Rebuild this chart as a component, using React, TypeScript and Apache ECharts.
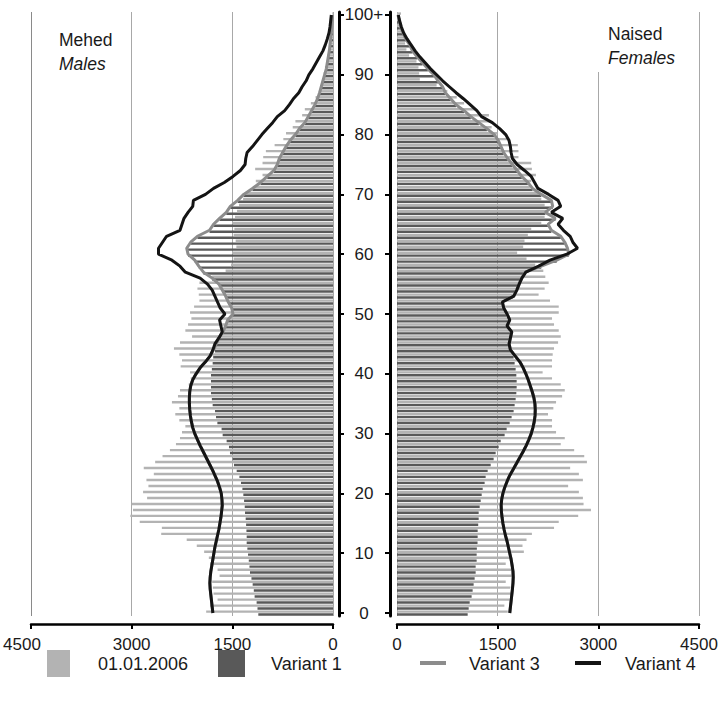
import React, { useEffect, useRef } from "react";
import * as echarts from "echarts";

const ages: string[] = Array.from({ length: 101 }, (_, i) => String(i));
const xTicks = [0, 1500, 3000, 4500];

const maleY2006 = [
  1890, 1830, 1720, 1780, 1790, 1800, 1690, 1720, 1830, 1850,
  1920, 2030, 2180, 2560, 2550, 2880, 3020, 2980, 3000, 2770,
  2830, 2750, 2780, 2670, 2820, 2650, 2540, 2430, 2340, 2280,
  2250, 2200, 2290, 2350, 2290, 2400, 2310, 2280, 2150, 2120,
  2130, 2270, 2250, 2290, 2370, 2280, 2100, 2200, 2160, 2110,
  2130, 2070, 1990, 2000, 2020, 1990, 1800, 1600, 1520, 1480,
  1500, 1440, 1450, 1480, 1470, 1500, 1460, 1430, 1400, 1340,
  1280, 1180, 1150, 1050, 1160, 1050, 1040, 1000, 870, 740,
  700, 600, 560, 460, 420, 330, 260, 200, 180, 160,
  140, 120, 95, 80, 60, 45, 30, 20, 15, 10, 10,
];
const maleV1 = [
  1113, 1125, 1138, 1168, 1180, 1197, 1215, 1237, 1245, 1255,
  1266, 1276, 1286, 1286, 1290, 1295, 1301, 1311, 1315, 1325,
  1336, 1350, 1371, 1395, 1435, 1475, 1495, 1535, 1550, 1585,
  1644, 1660, 1723, 1743, 1758, 1793, 1805, 1818, 1818, 1818,
  1818, 1805, 1793, 1785, 1758, 1740, 1700, 1640, 1600, 1570,
  1490, 1510, 1560, 1600, 1650, 1700, 1800, 1930, 2000, 2060,
  2160, 2180, 2120, 2020, 1840, 1780, 1690, 1590, 1530, 1420,
  1330, 1200, 1080, 980, 880, 830, 800, 750, 700, 640,
  560, 500, 420, 370, 320, 270, 230, 200, 175, 150,
  125, 100, 85, 70, 55, 45, 35, 25, 18, 12, 10,
];
const maleV3 = [
  1790, 1800, 1810, 1820, 1830, 1835, 1830, 1820, 1805, 1790,
  1775, 1760, 1740, 1720, 1700, 1685, 1670, 1660, 1650, 1655,
  1665, 1690, 1720, 1760, 1800, 1845, 1890, 1935, 1980, 2020,
  2060, 2090, 2110, 2125, 2135, 2140, 2140, 2135, 2120, 2090,
  2040, 1980, 1900, 1830, 1780, 1740, 1700, 1640, 1600, 1570,
  1490, 1510, 1560, 1600, 1650, 1700, 1800, 1930, 2000, 2060,
  2160, 2180, 2120, 2020, 1840, 1780, 1690, 1590, 1530, 1420,
  1330, 1200, 1080, 980, 880, 830, 800, 750, 700, 640,
  560, 500, 420, 370, 320, 270, 230, 200, 175, 150,
  125, 100, 85, 70, 55, 45, 35, 25, 18, 12, 10,
];
const maleV4 = [
  1790, 1800, 1810, 1820, 1830, 1835, 1830, 1820, 1805, 1790,
  1775, 1760, 1740, 1720, 1700, 1685, 1670, 1660, 1650, 1655,
  1665, 1690, 1720, 1760, 1800, 1845, 1890, 1935, 1980, 2020,
  2060, 2090, 2110, 2125, 2135, 2140, 2140, 2135, 2120, 2090,
  2040, 1980, 1900, 1830, 1790, 1760, 1700, 1650, 1670, 1690,
  1610, 1680, 1720, 1760, 1800, 1870, 1980, 2200, 2280, 2400,
  2600, 2600, 2540, 2480, 2280, 2250, 2220, 2160, 2090, 2080,
  1900, 1780, 1620, 1490, 1380, 1310, 1300, 1280, 1200, 1130,
  1060, 980, 900, 830, 720, 650, 590, 510, 460, 400,
  360, 300, 250, 200, 150, 115, 85, 60, 45, 35, 25,
];

const femY2006 = [
  1650, 1600, 1680, 1700, 1690, 1620, 1710, 1700, 1620, 1690,
  1890, 1870, 1930, 2010, 2340, 2410, 2700, 2890, 2780, 2770,
  2710, 2550, 2770, 2710, 2580, 2830, 2790, 2640, 2440, 2500,
  2370, 2310, 2310, 2250, 2330, 2370, 2460, 2500, 2440, 2310,
  2170, 2310, 2310, 2320, 2340, 2400, 2440, 2410, 2340, 2310,
  2410, 2410, 2280, 2110, 2200, 2260, 2210, 2180, 2060, 1930,
  1790, 1880, 1900, 1950, 2000, 2150, 2200, 2220, 2200, 2150,
  2100, 1980, 2000, 2070, 2010, 2000, 1810, 1810, 1800, 1640,
  1500, 1410, 1400, 1370, 1160, 1000, 890, 750, 590, 340,
  330, 320, 290, 180, 140, 120, 110, 70, 60, 50, 60,
];
const femV1 = [
  1053, 1068, 1083, 1112, 1127, 1142, 1157, 1172, 1172, 1187,
  1187, 1190, 1200, 1202, 1202, 1210, 1217, 1217, 1232, 1247,
  1262, 1277, 1306, 1321, 1351, 1396, 1440, 1470, 1515, 1545,
  1604, 1634, 1679, 1708, 1738, 1753, 1768, 1778, 1783, 1783,
  1778, 1768, 1753, 1738, 1708, 1680, 1680, 1690, 1640, 1660,
  1630, 1590, 1570, 1720, 1770, 1810, 1850, 1910, 2150, 2380,
  2560, 2540, 2500, 2440, 2300, 2250, 2360, 2210, 2320, 2300,
  2150, 2020, 1950, 1860, 1790, 1720, 1650, 1590, 1550, 1510,
  1450, 1340, 1220, 1100, 1000, 880, 800, 720, 680, 610,
  550, 460, 380, 300, 230, 190, 130, 90, 55, 35, 15,
];
const femV3 = [
  1680, 1690, 1700, 1710, 1720, 1728, 1732, 1728, 1715, 1700,
  1680, 1660, 1640, 1615, 1595, 1578, 1565, 1556, 1552, 1560,
  1578, 1605, 1640, 1680, 1730, 1780, 1830, 1880, 1925, 1965,
  2000, 2025, 2045, 2057, 2060, 2055, 2040, 2015, 1985, 1955,
  1920, 1880, 1830, 1760, 1690, 1670, 1690, 1710, 1640, 1680,
  1640, 1590, 1570, 1740, 1785, 1820, 1860, 1910, 2150, 2380,
  2560, 2540, 2500, 2440, 2300, 2250, 2360, 2210, 2320, 2300,
  2150, 2020, 1950, 1860, 1790, 1720, 1650, 1590, 1550, 1510,
  1450, 1340, 1220, 1100, 1000, 880, 800, 720, 680, 610,
  550, 460, 380, 300, 230, 190, 130, 90, 55, 35, 15,
];
const femV4 = [
  1680, 1690, 1700, 1710, 1720, 1728, 1732, 1728, 1715, 1700,
  1680, 1660, 1640, 1615, 1595, 1578, 1565, 1556, 1552, 1560,
  1578, 1605, 1640, 1680, 1730, 1780, 1830, 1880, 1925, 1965,
  2000, 2025, 2045, 2057, 2060, 2055, 2040, 2015, 1985, 1955,
  1920, 1880, 1830, 1760, 1690, 1670, 1690, 1710, 1640, 1680,
  1640, 1590, 1570, 1740, 1785, 1820, 1860, 1920, 2110, 2280,
  2530, 2690, 2620, 2580, 2480, 2400, 2470, 2300, 2440, 2400,
  2260, 2100, 2050, 2000, 1900, 1790, 1720, 1700, 1690, 1670,
  1620, 1530, 1420, 1260, 1190, 1090, 990, 880, 780, 680,
  590, 500, 420, 340, 270, 210, 150, 100, 65, 40, 20,
];

const FONT = "'Liberation Sans', Arial, sans-serif";
const TXT = "#1a1a1a";
const C2006 = "#b3b3b3";
const CV1 = "#595959";
const CV3 = "#8c8c8c";
const CV4 = "#141414";

export default function App() {
  const ref = useRef<HTMLDivElement>(null);
  useEffect(() => {
    if (!ref.current) return;
    const chart = echarts.init(ref.current, null, { renderer: "svg" });

    const xAxisBase = (gi: number, inverse: boolean) => ({
      gridIndex: gi,
      type: "value",
      inverse,
      min: xTicks[0],
      max: xTicks[xTicks.length - 1],
      interval: xTicks[1] - xTicks[0],
      position: "bottom",
      offset: 8,
      axisLine: { show: true, lineStyle: { color: "#000", width: 2.5 } },
      axisTick: { show: true, length: 5, lineStyle: { color: "#000", width: 2 } },
      axisLabel: {
        fontSize: 17,
        color: TXT,
        fontFamily: FONT,
        margin: 12,
        formatter: (v: number) => (inverse && v === 4500 ? "{l|" + v + "}" : String(v)),
        rich: { l: { fontSize: 17, color: TXT, fontFamily: FONT, padding: [0, 18, 0, 0] } },
      },
      splitLine: {
        show: true,
        lineStyle: { color: inverse ? ["#a8a8a8", "#a8a8a8", "#a8a8a8", "#8a8a8a"] : "#a8a8a8", width: 1 },
      },
    });

    const yAxisBase = (gi: number, pos: string, offset: number, showLabel: boolean) => ({
      gridIndex: gi,
      type: "category",
      data: ages,
      position: pos,
      offset,
      axisLine: { show: true, onZero: false, lineStyle: { color: "#000", width: 3 } },
      axisTick: { show: true, alignWithLabel: true, interval: 9, length: 5, lineStyle: { color: "#000", width: 2 } },
      axisLabel: {
        show: showLabel,
        interval: 9,
        align: "center",
        margin: 25,
        fontSize: 17,
        color: TXT,
        fontFamily: FONT,
        formatter: (v: string) => (v === "100" ? "100+" : v),
      },
      splitLine: { show: false },
    });

    const bar = (name: string, data: number[], color: string, gi: number) => ({
      name,
      type: "bar",
      xAxisIndex: gi,
      yAxisIndex: gi,
      data,
      itemStyle: { color },
      barCategoryGap: "12%",
      barGap: "18%",
      silent: true,
    });
    const line = (name: string, data: number[], color: string, gi: number, z: number) => ({
      name,
      type: "line",
      xAxisIndex: gi,
      yAxisIndex: gi,
      data,
      symbol: "none",
      lineStyle: { color, width: 3 },
      itemStyle: { color },
      z,
      silent: true,
    });

    const txt = (text: string, x: number, y: number, italic = false, size = 18) => ({
      type: "text",
      x,
      y,
      z: 101,
      style: {
        text,
        fill: TXT,
        font: (italic ? "italic " : "") + size + "px " + FONT,
        verticalAlign: "middle",
      },
    });

    chart.setOption({
      animation: false,
      backgroundColor: "#fff",
      grid: [
        { left: 31, top: 12, width: 302, height: 604 },
        { left: 397, top: 12, width: 302, height: 604 },
      ],
      xAxis: [xAxisBase(0, true), xAxisBase(1, false)],
      yAxis: [yAxisBase(0, "right", 6, true), yAxisBase(1, "left", 7, false)],
      series: [
        bar("01.01.2006", maleY2006, C2006, 0),
        bar("Variant 1", maleV1, CV1, 0),
        line("Variant 3", maleV3, CV3, 0, 3),
        line("Variant 4", maleV4, CV4, 0, 4),
        bar("01.01.2006", femY2006, C2006, 1),
        bar("Variant 1", femV1, CV1, 1),
        line("Variant 3", femV3, CV3, 1, 3),
        line("Variant 4", femV4, CV4, 1, 4),
      ],
      graphic: [
        txt("Mehed", 59, 40, false, 17.5),
        txt("Males", 59, 64, true, 17.5),
        { type: "rect", x: 596, y: 6, z: 100, shape: { width: 100, height: 66 }, style: { fill: "#fff" } },
        txt("Naised", 608, 34, false, 17.5),
        txt("Females", 608, 58, true, 17.5),
        { type: "rect", x: 47, y: 650, z: 100, shape: { width: 23, height: 27 }, style: { fill: C2006 } },
        txt("01.01.2006", 98, 664),
        { type: "rect", x: 218, y: 650, z: 100, shape: { width: 27, height: 27 }, style: { fill: CV1 } },
        txt("Variant 1", 271, 664),
        { type: "line", z: 100, shape: { x1: 420, y1: 663, x2: 446, y2: 663 }, style: { stroke: CV3, lineWidth: 4 } },
        txt("Variant 3", 469, 664),
        { type: "line", z: 100, shape: { x1: 575, y1: 663, x2: 601, y2: 663 }, style: { stroke: CV4, lineWidth: 4 } },
        txt("Variant 4", 625, 664),
      ],
    });
    return () => chart.dispose();
  }, []);
  return (
    <div
      ref={ref}
      style={{ position: "absolute", left: 0, top: 0, width: 723, height: 703, background: "#fff" }}
    />
  );
}
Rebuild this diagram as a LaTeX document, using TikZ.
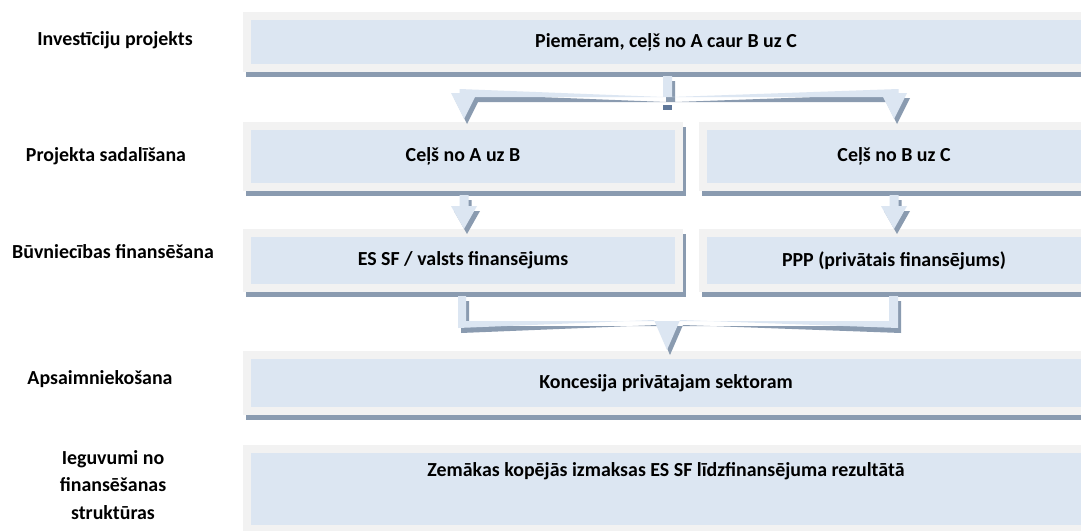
----
Directive:
Pictures excluded, repeat exactly the lines from the top of the material through the line with "const xTicks = [0, 1500, 3000, 4500];", including both of those lines.

Expected answer:
Rebuild this chart as a component, using React, TypeScript and Apache ECharts.
import React, { useEffect, useRef } from "react";
import * as echarts from "echarts";

const ages: string[] = Array.from({ length: 101 }, (_, i) => String(i));
const xTicks = [0, 1500, 3000, 4500];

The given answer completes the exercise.